Friday, August 19, 2011

Advice during APEC Meet: ‘Stay Off the Roads’; Honolulu’s TheBus Ranks 1st for Access in USA

It’s Statehood Day in Hawaii, a holiday for the sizeable state and county workforce. The road sounds drifting up from the nearby thoroughfare are noticeably muted compared to a normal weekday, but traffic is always on the minds of Oahu drivers.

One has asked the Star-Advertiser’s transportation columnist whether the routes of dignitaries attending the Asia-Pacific Economic Cooperation meeting in November (a big deal here) will be known in advance. Street and highway closures to accommodate visiting presidents, princes and potentates are especially bothersome in Honolulu’s long and narrow urban corridor.

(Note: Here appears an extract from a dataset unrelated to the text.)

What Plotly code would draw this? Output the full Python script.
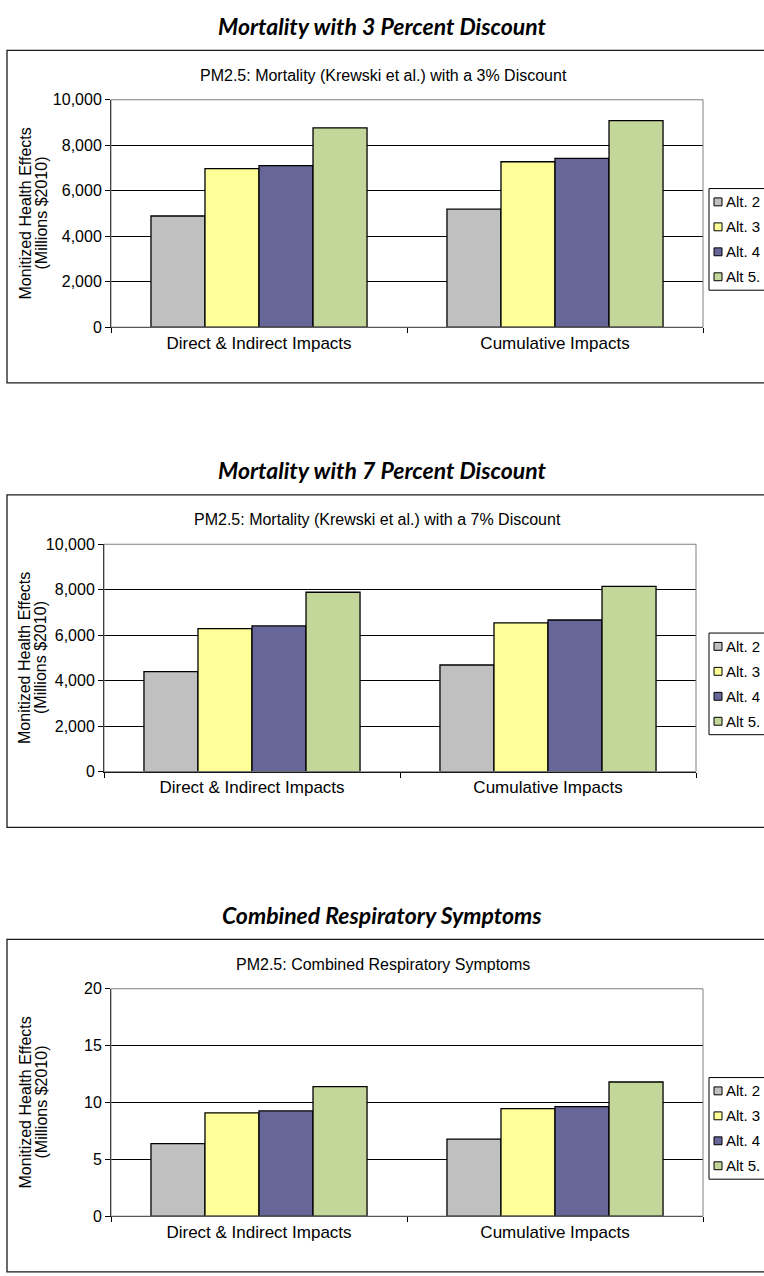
import plotly.graph_objects as go

W, H = 764, 1276

categories = ["Direct & Indirect Impacts", "Cumulative Impacts"]
series_names = ["Alt. 2", "Alt. 3", "Alt. 4", "Alt 5."]
series_colors = ["#C0C0C0", "#FFFF99", "#666699", "#C4D79B"]

# PM2.5 mortality, 3% discount (millions $2010)
mort3_alt2 = [4890, 5190]
mort3_alt3 = [6970, 7275]
mort3_alt4 = [7100, 7420]
mort3_alt5 = [8765, 9080]

# PM2.5 mortality, 7% discount (millions $2010)
mort7_alt2 = [4400, 4690]
mort7_alt3 = [6290, 6540]
mort7_alt4 = [6410, 6670]
mort7_alt5 = [7890, 8150]

# combined respiratory symptoms (millions $2010)
resp_alt2 = [6.38, 6.78]
resp_alt3 = [9.09, 9.46]
resp_alt4 = [9.26, 9.64]
resp_alt5 = [11.40, 11.80]

mort_ticks = [0, 2000, 4000, 6000, 8000, 10000]
mort_tick_labels = ["0", "2,000", "4,000", "6,000", "8,000", "10,000"]
resp_ticks = [0, 5, 10, 15, 20]
resp_tick_labels = ["0", "5", "10", "15", "20"]

y_title_lines = ["Monitized Health Effects", "(Millions $2010)"]

panels = [
    dict(heading="Mortality with 3 Percent Discount",
         title="PM2.5: Mortality (Krewski et al.) with a 3% Discount",
         series=[mort3_alt2, mort3_alt3, mort3_alt4, mort3_alt5],
         ticks=mort_ticks, tick_labels=mort_tick_labels,
         top=0, plot_x=(111, 703), title_x=383),
    dict(heading="Mortality with 7 Percent Discount",
         title="PM2.5: Mortality (Krewski et al.) with a 7% Discount",
         series=[mort7_alt2, mort7_alt3, mort7_alt4, mort7_alt5],
         ticks=mort_ticks, tick_labels=mort_tick_labels,
         top=450.5, plot_x=(104, 696), title_x=377),
    dict(heading="Combined Respiratory Symptoms",
         title="PM2.5: Combined Respiratory Symptoms",
         series=[resp_alt2, resp_alt3, resp_alt4, resp_alt5],
         ticks=resp_ticks, tick_labels=resp_tick_labels,
         top=901, plot_x=(111, 703), title_x=383),
]

ARIAL = "Liberation Sans, Arial, sans-serif"


def px_x(v):
    return v / W


def px_y(v):
    return 1 - v / H


def label(text, x, y, size, family=ARIAL, xanchor="center", angle=0):
    return dict(text=text, xref="paper", yref="paper", x=px_x(x), y=px_y(y),
                xanchor=xanchor, yanchor="middle", textangle=angle,
                showarrow=False, font=dict(family=family, size=size, color="black"))


fig = go.Figure()
shapes = []
annotations = []

for i, p in enumerate(panels):
    n = i + 1
    t = p["top"]
    xa = "x" if n == 1 else f"x{n}"
    ya = "y" if n == 1 else f"y{n}"

    for name, color, vals in zip(series_names, series_colors, p["series"]):
        fig.add_trace(go.Bar(
            x=categories, y=vals, name=name,
            marker=dict(color=color, line=dict(color="black", width=1.3)),
            xaxis=xa, yaxis=ya, showlegend=False,
        ))

    plot_top, plot_bot = t + 93, t + 323.5
    fig.update_layout({
        f"xaxis{n}": dict(
            domain=[px_x(p["plot_x"][0]), px_x(p["plot_x"][1])],
            anchor=ya, showline=True, linecolor="black", linewidth=1,
            ticks="outside", tickson="boundaries", ticklen=5, tickcolor="black",
            tickfont=dict(family=ARIAL, size=17, color="black"),
            showgrid=False, fixedrange=True,
        ),
        f"yaxis{n}": dict(
            domain=[px_y(plot_bot), px_y(plot_top)],
            anchor=xa, range=[0, p["ticks"][-1]],
            tickvals=p["ticks"], ticktext=p["tick_labels"],
            showgrid=True, gridcolor="black", gridwidth=1,
            showline=True, linecolor="black", linewidth=1,
            ticks="outside", ticklen=5, tickcolor="black",
            tickfont=dict(family=ARIAL, size=16, color="black"),
            zeroline=False, fixedrange=True,
        ),
    })

    # gray plot-area border (top / right)
    shapes.append(dict(type="rect", xref=f"{xa} domain", yref=f"{ya} domain",
                       x0=0, x1=1, y0=0, y1=1, layer="above",
                       line=dict(color="#808080", width=1)))
    # outer chart frame
    shapes.append(dict(type="rect", xref="paper", yref="paper",
                       x0=px_x(7), x1=px_x(790),
                       y0=px_y(min(t + 380, 1300)), y1=px_y(t + 43),
                       line=dict(color="#1a1a1a", width=1.3)))

    annotations.append(label(f"<b><i>{p['heading']}</i></b>", 382, t + 18, 23,
                             family="Lato, Carlito, sans-serif"))
    annotations.append(label(p["title"], p["title_x"], t + 68, 16))
    mid = (plot_top + plot_bot) / 2
    for k, line in enumerate(y_title_lines):
        annotations.append(label(line, 25 + 16 * k, mid, 16, angle=-90))

    # legend box
    shapes.append(dict(type="rect", xref="paper", yref="paper",
                       x0=px_x(709), x1=px_x(790),
                       y0=px_y(t + 286), y1=px_y(t + 183),
                       line=dict(color="black", width=1)))
    for k, (name, color) in enumerate(zip(series_names, series_colors)):
        cy = t + 196.5 + 25.3 * k
        shapes.append(dict(type="rect", xref="paper", yref="paper",
                           x0=px_x(714), x1=px_x(722),
                           y0=px_y(cy + 4), y1=px_y(cy - 4),
                           fillcolor=color, line=dict(color="black", width=1)))
        annotations.append(label(name, 724, cy, 15, xanchor="left"))

fig.update_layout(
    width=W, height=H, autosize=False,
    margin=dict(l=0, r=0, t=0, b=0),
    paper_bgcolor="white", plot_bgcolor="white",
    barmode="group", bargap=0.27, bargroupgap=0,
    shapes=shapes, annotations=annotations,
)

# drop the default page margin so the 764x1276 figure fills the window exactly
fig.write_html("out.html", config={"displayModeBar": False},
               post_script="document.body.style.margin='0';"
                           "document.body.style.overflow='hidden';")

Predictably, their routes won’t be advertised for security reasons. Writes columnist Gene Park (subscription):

“The best advice I can give is to think about what route you would normally take from the airport to Waikiki, and avoid that same route at all costs. There aren’t that many ways into Waikiki, so use your best judgment and stay off the roads.”

Stay off the roads? That’s good generic advice to avoid traffic jams but impractical for countless employees who must be out on them to do their jobs.

Now, what if there were an alternative to using streets and highways to travel through the urban core – something that moved travelers quickly from place to place without a care in the world about surface congestion? It would provide fast, frequent, reliable and safe transportation day or night, rush hour or holidays, dignitaries be darned.

That something, of course, will be Honolulu’s elevated rail system, which is scheduled to begin full operations between East Kapolei and Ala Moana Center in 2019. Visiting dignitaries and their staffs who want to do some high-end shopping while in Honolulu could head straight to the shopping center from the Airport station by train and avoid all of us on the streets below.

We’re Number One!

The Brookings Institution has published a report that finds Honolulu is far better served by the city’s transit service – TheBus – than transit in most other cities across the country.

Here’s Honolulu’s “Transit Accessibility Profile” as compiled by Brookings:


Honolulu ranks #1 among 100 metropolitan areas in the study’s category that combines Coverage, Service Frequency and Job Access. That has a lot to do with our population concentration along the coastline, and that has a lot to do with why Honolulu rail will be a success.

1 comment:

sumwonyuno said...

Rail will be too late for APEC, but hopefully real construction will start by then.